WHAT YOU SHOULD DO
Which lines hold the string "with"? Copy every one of them.

DATA IN THIS EXERCISE
[start]

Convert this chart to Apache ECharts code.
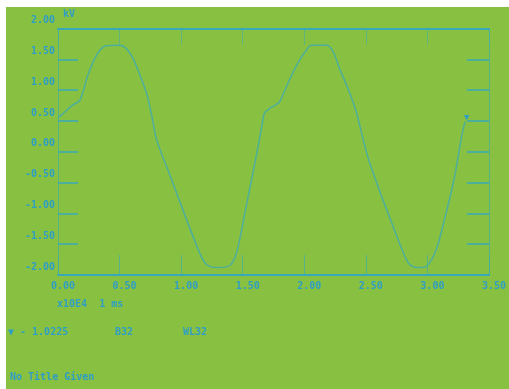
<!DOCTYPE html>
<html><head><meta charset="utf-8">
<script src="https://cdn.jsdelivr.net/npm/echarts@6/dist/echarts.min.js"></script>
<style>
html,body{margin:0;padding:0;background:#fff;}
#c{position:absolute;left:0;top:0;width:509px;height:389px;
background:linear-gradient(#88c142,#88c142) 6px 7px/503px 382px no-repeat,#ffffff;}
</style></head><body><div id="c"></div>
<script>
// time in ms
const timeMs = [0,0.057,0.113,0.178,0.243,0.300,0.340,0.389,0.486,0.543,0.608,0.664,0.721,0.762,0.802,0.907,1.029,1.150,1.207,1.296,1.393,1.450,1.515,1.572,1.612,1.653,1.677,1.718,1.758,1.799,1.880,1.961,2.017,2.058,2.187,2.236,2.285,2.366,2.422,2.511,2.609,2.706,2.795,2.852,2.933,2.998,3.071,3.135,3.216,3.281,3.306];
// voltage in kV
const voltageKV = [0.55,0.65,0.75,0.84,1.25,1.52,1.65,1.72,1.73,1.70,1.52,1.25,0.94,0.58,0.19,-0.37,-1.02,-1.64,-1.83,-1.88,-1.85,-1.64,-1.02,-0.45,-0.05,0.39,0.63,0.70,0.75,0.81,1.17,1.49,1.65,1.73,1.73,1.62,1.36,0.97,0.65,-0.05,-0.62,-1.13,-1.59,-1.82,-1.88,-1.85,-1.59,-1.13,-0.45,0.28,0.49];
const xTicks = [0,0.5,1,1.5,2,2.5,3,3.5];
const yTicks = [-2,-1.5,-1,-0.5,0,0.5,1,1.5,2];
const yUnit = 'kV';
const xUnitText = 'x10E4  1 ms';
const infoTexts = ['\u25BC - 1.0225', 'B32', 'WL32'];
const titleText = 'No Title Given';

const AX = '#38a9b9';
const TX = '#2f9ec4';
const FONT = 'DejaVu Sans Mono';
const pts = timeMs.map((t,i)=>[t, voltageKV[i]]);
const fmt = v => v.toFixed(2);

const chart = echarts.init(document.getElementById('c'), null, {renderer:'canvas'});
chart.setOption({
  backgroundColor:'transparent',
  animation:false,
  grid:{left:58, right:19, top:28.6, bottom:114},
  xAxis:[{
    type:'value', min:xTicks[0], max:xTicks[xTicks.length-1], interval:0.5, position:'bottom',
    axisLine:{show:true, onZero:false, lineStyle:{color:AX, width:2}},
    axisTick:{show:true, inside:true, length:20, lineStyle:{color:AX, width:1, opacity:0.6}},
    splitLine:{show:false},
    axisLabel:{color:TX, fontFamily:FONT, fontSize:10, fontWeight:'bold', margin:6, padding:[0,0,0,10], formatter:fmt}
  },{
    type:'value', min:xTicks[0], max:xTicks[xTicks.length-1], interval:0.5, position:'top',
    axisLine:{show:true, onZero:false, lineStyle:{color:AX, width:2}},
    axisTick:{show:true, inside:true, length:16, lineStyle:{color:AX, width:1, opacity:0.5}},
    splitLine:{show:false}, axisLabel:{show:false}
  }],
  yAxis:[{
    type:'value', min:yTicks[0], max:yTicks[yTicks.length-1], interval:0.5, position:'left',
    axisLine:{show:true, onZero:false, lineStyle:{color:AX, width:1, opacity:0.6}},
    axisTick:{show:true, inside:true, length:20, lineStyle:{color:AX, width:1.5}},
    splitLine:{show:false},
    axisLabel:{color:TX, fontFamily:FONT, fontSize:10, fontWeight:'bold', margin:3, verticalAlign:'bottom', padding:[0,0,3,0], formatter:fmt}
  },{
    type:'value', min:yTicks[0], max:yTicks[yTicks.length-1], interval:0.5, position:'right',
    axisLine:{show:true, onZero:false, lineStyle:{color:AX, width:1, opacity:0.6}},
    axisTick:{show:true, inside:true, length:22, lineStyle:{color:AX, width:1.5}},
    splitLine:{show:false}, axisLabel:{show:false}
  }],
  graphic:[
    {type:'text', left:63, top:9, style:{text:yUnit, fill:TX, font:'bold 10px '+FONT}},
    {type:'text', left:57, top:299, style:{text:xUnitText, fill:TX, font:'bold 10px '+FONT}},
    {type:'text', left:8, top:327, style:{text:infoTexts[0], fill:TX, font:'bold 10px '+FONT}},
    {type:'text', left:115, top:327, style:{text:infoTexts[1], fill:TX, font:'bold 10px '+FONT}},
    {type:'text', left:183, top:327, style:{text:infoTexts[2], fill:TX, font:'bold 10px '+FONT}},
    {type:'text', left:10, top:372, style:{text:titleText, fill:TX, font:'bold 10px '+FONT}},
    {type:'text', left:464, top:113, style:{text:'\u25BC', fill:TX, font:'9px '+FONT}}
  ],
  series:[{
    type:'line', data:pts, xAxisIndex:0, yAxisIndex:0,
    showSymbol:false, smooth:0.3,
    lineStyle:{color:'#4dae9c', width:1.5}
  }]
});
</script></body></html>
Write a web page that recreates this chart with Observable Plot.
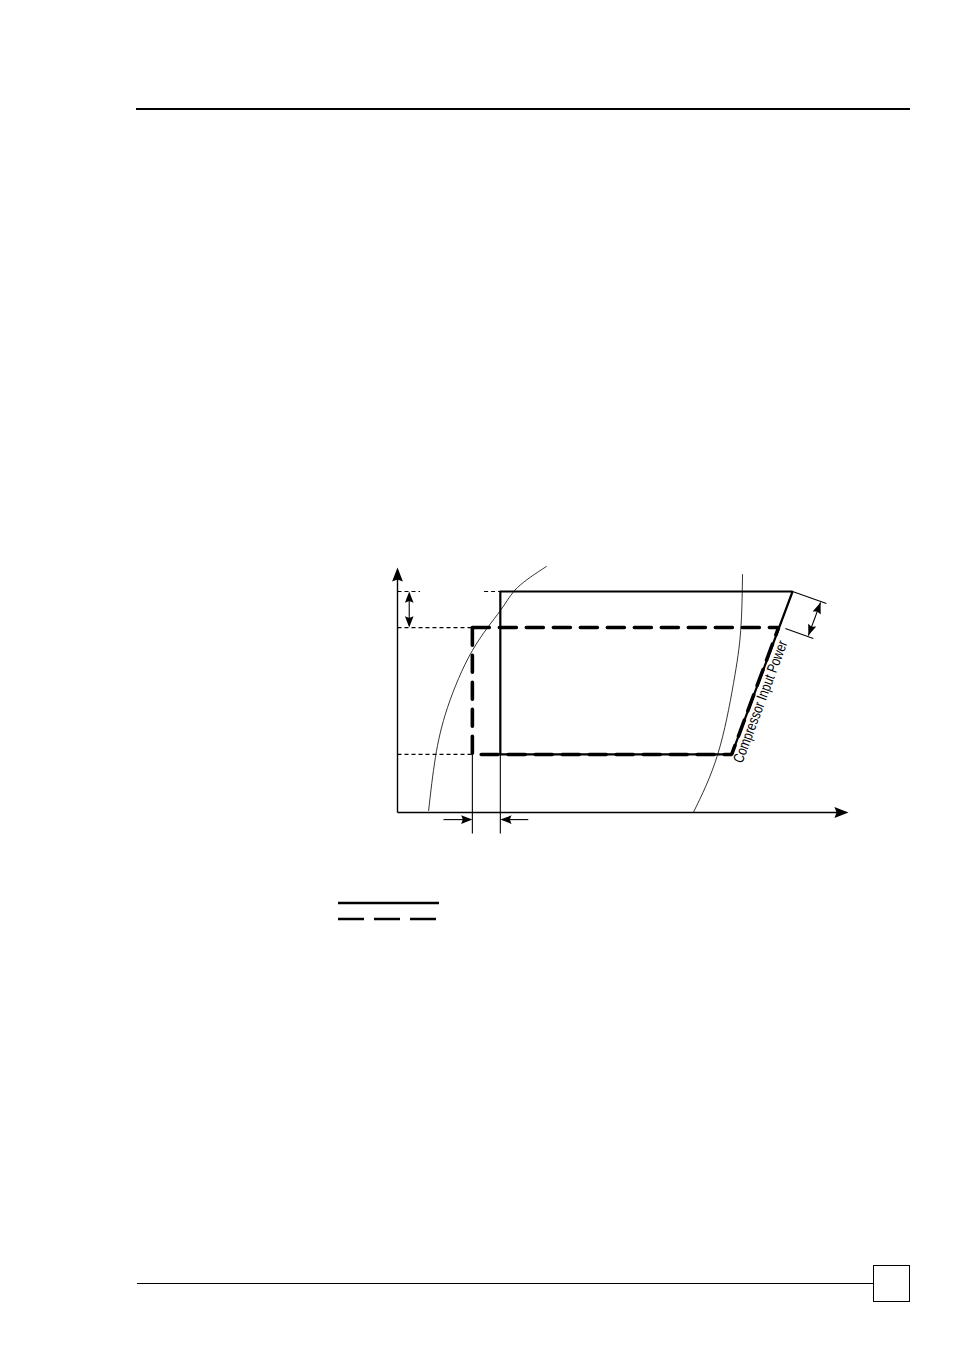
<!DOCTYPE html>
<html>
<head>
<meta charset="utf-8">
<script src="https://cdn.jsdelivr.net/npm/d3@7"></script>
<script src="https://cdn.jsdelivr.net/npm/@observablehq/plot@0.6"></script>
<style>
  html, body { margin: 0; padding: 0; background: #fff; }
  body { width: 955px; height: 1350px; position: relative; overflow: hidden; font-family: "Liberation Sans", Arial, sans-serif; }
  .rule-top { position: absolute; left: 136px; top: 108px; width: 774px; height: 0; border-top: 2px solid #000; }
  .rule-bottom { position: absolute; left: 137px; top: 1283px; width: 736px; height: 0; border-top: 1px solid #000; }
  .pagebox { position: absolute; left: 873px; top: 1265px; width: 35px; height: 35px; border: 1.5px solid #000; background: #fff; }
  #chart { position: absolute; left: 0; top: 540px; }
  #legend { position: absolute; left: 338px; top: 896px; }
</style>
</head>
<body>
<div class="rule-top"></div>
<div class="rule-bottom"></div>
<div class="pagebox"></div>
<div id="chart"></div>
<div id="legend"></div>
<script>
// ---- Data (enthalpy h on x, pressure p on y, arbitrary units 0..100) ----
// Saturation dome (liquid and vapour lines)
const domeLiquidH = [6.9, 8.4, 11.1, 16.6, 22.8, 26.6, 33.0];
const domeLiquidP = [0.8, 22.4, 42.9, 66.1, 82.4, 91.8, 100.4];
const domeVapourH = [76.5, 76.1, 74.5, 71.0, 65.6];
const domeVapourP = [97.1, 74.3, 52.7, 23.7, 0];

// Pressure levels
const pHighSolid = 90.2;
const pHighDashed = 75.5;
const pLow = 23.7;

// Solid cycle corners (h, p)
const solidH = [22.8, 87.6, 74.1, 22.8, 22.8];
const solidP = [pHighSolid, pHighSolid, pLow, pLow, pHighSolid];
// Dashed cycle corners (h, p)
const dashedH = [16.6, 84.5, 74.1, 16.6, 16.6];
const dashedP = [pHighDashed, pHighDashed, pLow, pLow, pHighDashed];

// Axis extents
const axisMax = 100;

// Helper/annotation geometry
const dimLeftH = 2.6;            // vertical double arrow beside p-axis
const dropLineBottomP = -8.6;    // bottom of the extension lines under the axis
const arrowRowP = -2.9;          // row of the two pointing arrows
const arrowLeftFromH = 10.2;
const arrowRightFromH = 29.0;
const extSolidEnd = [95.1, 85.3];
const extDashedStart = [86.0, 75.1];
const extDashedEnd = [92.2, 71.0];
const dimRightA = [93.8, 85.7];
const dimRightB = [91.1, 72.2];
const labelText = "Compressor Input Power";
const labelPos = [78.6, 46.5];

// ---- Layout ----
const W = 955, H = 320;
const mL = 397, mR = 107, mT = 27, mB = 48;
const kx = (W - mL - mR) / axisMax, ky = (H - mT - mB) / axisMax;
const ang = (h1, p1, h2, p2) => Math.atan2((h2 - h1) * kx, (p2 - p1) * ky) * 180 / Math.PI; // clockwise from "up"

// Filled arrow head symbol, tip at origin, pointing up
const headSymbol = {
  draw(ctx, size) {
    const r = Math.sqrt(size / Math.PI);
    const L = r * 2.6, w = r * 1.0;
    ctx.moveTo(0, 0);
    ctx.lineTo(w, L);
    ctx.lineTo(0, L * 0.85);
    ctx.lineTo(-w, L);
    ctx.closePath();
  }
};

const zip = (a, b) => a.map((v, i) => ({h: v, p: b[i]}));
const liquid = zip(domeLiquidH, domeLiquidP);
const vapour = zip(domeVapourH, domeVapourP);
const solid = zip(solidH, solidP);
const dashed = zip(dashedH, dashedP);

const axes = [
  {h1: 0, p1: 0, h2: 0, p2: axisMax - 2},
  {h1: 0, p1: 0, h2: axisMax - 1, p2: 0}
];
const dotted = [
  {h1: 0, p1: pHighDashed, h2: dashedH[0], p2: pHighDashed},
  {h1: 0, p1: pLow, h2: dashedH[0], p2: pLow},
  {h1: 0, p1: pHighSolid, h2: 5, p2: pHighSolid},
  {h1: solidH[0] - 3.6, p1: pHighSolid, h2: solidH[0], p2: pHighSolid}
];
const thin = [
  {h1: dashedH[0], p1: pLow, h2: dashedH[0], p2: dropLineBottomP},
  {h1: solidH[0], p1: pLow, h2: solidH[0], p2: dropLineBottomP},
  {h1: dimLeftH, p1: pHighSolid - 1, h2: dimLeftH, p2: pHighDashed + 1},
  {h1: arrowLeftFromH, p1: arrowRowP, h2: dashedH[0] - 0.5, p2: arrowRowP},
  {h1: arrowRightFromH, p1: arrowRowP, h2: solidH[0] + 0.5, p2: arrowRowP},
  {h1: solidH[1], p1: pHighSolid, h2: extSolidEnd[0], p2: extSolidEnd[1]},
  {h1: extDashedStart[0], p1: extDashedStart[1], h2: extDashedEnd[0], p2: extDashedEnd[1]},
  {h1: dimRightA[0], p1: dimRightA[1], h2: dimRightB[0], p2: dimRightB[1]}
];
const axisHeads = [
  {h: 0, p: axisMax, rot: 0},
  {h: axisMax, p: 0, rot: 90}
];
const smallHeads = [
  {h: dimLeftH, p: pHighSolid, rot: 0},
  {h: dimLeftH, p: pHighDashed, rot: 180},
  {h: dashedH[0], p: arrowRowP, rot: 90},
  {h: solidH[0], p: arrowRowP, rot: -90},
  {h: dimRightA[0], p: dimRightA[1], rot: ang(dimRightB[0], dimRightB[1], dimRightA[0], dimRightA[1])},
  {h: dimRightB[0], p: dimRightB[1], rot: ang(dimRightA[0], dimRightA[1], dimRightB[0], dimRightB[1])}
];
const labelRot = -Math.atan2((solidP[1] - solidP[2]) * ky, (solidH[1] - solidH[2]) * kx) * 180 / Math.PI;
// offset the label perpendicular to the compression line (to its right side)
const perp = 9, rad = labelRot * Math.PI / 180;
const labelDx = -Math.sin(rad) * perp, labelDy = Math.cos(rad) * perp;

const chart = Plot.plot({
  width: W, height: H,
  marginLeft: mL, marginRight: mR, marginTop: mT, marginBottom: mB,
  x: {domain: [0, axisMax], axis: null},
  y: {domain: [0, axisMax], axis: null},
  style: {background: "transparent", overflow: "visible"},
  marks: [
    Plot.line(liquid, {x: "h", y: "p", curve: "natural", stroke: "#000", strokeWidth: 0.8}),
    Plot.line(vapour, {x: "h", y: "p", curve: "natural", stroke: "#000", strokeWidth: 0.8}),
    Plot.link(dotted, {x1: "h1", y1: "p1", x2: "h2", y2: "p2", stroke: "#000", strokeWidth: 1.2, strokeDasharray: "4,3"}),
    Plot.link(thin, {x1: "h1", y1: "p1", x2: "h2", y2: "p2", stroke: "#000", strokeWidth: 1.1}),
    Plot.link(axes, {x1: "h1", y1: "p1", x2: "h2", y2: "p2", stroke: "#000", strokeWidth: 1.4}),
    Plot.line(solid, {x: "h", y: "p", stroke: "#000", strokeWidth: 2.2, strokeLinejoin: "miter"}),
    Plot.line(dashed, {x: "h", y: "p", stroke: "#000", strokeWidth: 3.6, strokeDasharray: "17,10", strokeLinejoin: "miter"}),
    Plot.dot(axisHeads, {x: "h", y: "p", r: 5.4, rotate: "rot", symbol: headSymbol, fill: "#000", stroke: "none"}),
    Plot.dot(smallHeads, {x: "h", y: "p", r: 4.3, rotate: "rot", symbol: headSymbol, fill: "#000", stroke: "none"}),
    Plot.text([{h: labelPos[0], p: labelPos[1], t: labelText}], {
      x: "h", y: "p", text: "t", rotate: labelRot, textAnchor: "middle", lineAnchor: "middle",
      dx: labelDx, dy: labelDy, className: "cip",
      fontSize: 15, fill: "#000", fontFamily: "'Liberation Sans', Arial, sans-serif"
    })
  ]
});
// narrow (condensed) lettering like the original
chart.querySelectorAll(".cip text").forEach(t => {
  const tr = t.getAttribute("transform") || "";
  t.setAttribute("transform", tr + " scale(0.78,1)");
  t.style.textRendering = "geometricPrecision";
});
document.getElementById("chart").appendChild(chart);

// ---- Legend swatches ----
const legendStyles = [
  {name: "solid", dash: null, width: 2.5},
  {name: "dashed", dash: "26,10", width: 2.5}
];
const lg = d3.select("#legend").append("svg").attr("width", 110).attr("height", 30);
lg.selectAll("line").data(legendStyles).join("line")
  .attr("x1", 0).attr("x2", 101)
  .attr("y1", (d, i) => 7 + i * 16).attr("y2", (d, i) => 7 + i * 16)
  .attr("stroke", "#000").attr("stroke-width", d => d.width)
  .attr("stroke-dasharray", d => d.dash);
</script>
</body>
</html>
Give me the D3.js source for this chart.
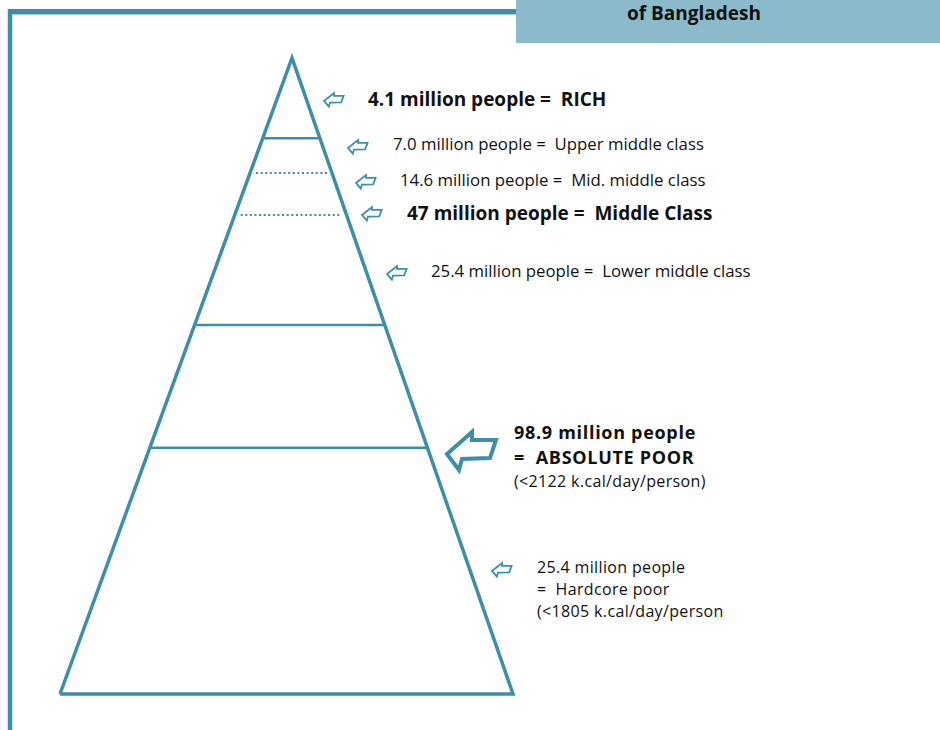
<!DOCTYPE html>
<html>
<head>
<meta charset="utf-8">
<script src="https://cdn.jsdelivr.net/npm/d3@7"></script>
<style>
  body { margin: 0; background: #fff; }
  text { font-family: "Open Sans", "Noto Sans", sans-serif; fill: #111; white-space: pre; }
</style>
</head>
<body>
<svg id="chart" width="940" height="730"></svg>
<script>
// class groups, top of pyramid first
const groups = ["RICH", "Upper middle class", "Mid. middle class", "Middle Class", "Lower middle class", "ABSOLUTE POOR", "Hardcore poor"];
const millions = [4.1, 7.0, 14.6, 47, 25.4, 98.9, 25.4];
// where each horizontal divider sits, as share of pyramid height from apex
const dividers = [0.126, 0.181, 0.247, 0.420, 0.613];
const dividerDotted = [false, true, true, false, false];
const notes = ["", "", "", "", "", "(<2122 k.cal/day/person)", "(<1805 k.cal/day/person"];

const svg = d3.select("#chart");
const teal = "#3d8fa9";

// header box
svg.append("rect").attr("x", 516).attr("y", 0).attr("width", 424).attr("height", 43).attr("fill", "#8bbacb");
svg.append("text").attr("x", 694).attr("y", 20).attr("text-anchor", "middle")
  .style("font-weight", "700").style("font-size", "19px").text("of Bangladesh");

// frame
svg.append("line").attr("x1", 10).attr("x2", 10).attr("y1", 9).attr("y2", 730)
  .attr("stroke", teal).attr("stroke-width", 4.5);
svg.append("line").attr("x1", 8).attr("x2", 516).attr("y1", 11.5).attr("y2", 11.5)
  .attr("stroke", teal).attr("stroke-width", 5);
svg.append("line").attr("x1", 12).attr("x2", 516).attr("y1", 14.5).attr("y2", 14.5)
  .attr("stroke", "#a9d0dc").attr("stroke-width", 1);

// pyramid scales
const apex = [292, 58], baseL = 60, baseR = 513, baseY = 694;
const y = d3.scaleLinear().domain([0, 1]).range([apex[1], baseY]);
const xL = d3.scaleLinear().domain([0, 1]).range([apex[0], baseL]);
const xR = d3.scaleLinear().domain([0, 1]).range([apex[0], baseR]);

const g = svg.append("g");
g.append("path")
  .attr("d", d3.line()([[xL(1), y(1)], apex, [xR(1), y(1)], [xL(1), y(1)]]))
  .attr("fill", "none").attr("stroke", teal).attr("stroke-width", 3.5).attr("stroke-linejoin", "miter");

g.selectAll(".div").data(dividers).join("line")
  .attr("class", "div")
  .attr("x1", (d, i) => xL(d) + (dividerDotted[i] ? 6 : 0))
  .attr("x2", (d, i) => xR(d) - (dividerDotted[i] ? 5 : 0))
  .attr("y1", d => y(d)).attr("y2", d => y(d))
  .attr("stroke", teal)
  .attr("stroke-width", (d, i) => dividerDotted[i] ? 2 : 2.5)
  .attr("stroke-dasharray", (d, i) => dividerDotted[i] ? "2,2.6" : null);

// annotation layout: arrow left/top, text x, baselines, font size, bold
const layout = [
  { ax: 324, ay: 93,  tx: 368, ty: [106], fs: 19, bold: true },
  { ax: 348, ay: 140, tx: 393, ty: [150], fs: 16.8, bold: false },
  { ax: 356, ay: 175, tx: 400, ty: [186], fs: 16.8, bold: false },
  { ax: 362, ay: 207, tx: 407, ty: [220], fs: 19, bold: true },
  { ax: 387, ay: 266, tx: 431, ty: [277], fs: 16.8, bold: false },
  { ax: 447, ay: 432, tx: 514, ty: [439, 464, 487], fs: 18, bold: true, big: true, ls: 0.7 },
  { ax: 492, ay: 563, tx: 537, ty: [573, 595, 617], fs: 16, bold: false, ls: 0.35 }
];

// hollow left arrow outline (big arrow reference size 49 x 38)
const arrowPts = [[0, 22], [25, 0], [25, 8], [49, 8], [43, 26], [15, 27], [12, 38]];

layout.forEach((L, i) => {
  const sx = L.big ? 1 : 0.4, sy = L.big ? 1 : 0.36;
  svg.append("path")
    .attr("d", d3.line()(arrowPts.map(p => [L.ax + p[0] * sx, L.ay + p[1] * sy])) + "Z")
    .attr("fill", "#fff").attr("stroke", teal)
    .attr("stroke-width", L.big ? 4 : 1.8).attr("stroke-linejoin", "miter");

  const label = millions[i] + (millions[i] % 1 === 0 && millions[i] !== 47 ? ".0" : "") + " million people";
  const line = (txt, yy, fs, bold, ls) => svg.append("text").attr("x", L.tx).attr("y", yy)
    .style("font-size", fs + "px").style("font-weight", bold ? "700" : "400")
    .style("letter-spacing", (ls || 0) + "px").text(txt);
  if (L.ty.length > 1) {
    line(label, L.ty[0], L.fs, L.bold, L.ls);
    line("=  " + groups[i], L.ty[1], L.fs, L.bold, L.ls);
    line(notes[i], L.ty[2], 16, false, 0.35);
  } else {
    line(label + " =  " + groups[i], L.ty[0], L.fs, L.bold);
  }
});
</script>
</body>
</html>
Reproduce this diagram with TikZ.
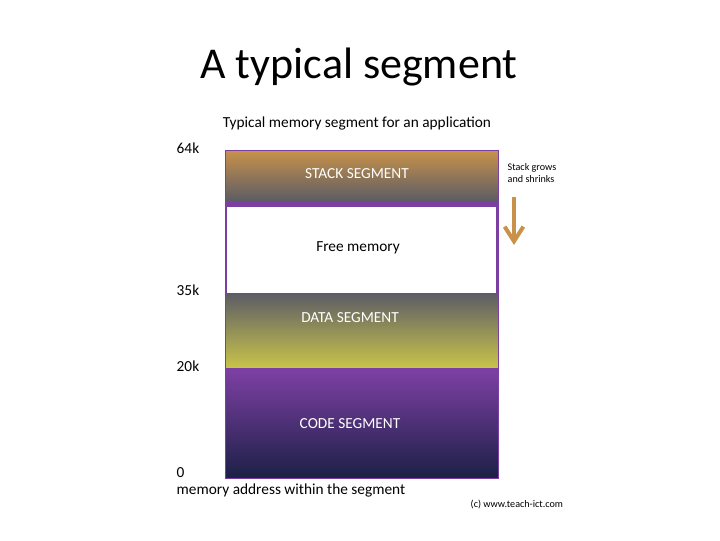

[end]

EXERCISE SOLUTION
Write a web page that recreates this chart with Observable Plot.
Reproduce this diagram with TikZ.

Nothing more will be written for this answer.